For the elders in his village, Malidoma’s life in the West was preordained. As Malidoma relates in his recent book “Of Water and the Spirit,” he was taken from his tribe at the age of 4 by Jesuit missionaries, who intended to make him a priest. At 20, he rebelled and went back to his village. But he could not speak his native tongue, was hardly recognized by his family, and was regarded with considerable suspicion by the villagers. After much discussion by village elders and undergoing his tribal initiation, Malidoma, whose name means “be friends with the stranger/enemy,” was told that he would fulfill his destiny by living his life in the West as a teacher of African ways and wisdom. “The village will be reborn,” the elders predicted, “in the heart and soul of the culture that is destroying the village.” Under their spiritual guidance, Malidoma pursued a Western education, first at the politically volatile university in Ouagadougou, Burkina Faso’s capital, then at the Sorbonne in France and at Brandeis University in Massachusetts.
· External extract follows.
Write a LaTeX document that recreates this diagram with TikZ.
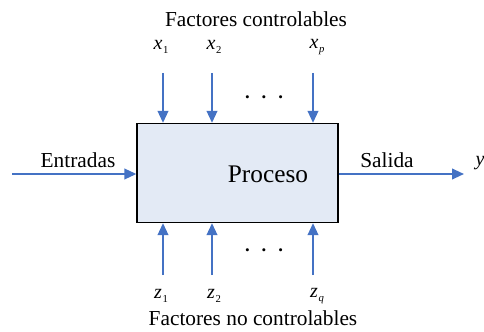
\documentclass[tikz,border=0pt]{standalone}
\usepackage{fontspec}
\setmainfont{Liberation Serif}
\usetikzlibrary{arrows.meta}
\definecolor{flow}{HTML}{4472C4}
\definecolor{boxfill}{HTML}{E3EAF5}
\newcommand\var[2]{\textit{#1}\kern0.5pt\raisebox{-0.35ex}{\footnotesize #2}}
\begin{document}
\begin{tikzpicture}[x=0.75pt,y=-0.75pt,
  flowarrow/.style={draw=flow,line width=1.4pt,-{Triangle[length=9pt,width=8pt]}},
  label/.style={font=\fontsize{16}{18}\selectfont,inner sep=0pt},
  varlabel/.style={font=\fontsize{15}{17}\selectfont,inner sep=0pt},
  dotsstyle/.style={font=\fontsize{14}{16}\selectfont\bfseries,inner sep=0pt}]
\useasboundingbox (0,0) rectangle (484,331);
% process block
\node[draw=black,line width=1pt,fill=boxfill,minimum width=201*0.75pt,minimum height=99*0.75pt] (proc) at (237.5,173) {};
\node[font=\fontsize{19}{22}\selectfont,inner sep=0pt] (proctext) at (268,174) {Proceso};
% controllable factors
\node[label] (ctitle) at (256,19) {Factores controlables};
\node[varlabel] (x1) at (161,47) {\var{x}{1}};
\node[varlabel] (x2) at (214,47) {\var{x}{2}};
\node[varlabel] (xp) at (317,47) {\var{x}{\textit{p}}};
\coordinate (x1s) at (163,73);
\coordinate (x2s) at (212,73);
\coordinate (xps) at (313,73);
\draw[flowarrow] (x1s) -- (x1s |- proc.north);
\draw[flowarrow] (x2s) -- (x2s |- proc.north);
\draw[flowarrow] (xps) -- (xps |- proc.north);
\node[dotsstyle] (tdots) at (264,97) {.\hspace{9pt}.\hspace{9pt}.};
% uncontrollable factors
\coordinate (z1s) at (163,275);
\coordinate (z2s) at (212,275);
\coordinate (zqs) at (313,275);
\draw[flowarrow] (z1s) -- (z1s |- proc.south);
\draw[flowarrow] (z2s) -- (z2s |- proc.south);
\draw[flowarrow] (zqs) -- (zqs |- proc.south);
\node[dotsstyle] (bdots) at (264,250) {.\hspace{9pt}.\hspace{9pt}.};
\node[varlabel] (z1) at (161,296) {\var{z}{1}};
\node[varlabel] (z2) at (214,296) {\var{z}{2}};
\node[varlabel] (zq) at (317,296) {\var{z}{\textit{q}}};
\node[label] (utitle) at (253,318) {Factores no controlables};
% input and output
\coordinate (in) at (12,174);
\coordinate (out) at (464,174);
\draw[flowarrow] (in) -- (in -| proc.west);
\draw[flowarrow] (proc.east |- out) -- (out);
\node[label] (entradas) at (78,160) {Entradas};
\node[label] (salida) at (387,160) {Salida};
\node[varlabel] (y) at (480,163) {\textit{y}};
\end{tikzpicture}
\end{document}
He holds doctorates in both political science and literature.

Malidoma now lives in Oakland, Calif. In his workshops, he teaches that it is unthinkable to separate daily life from ritual contact with the unseen world of spirit, or to pursue political change without ongoing spiritual development. Africa’s inherent wisdom of marrying daily life to a spiritual worldview, Malidoma suggests, may prove key to healing our own cultural catastrophes.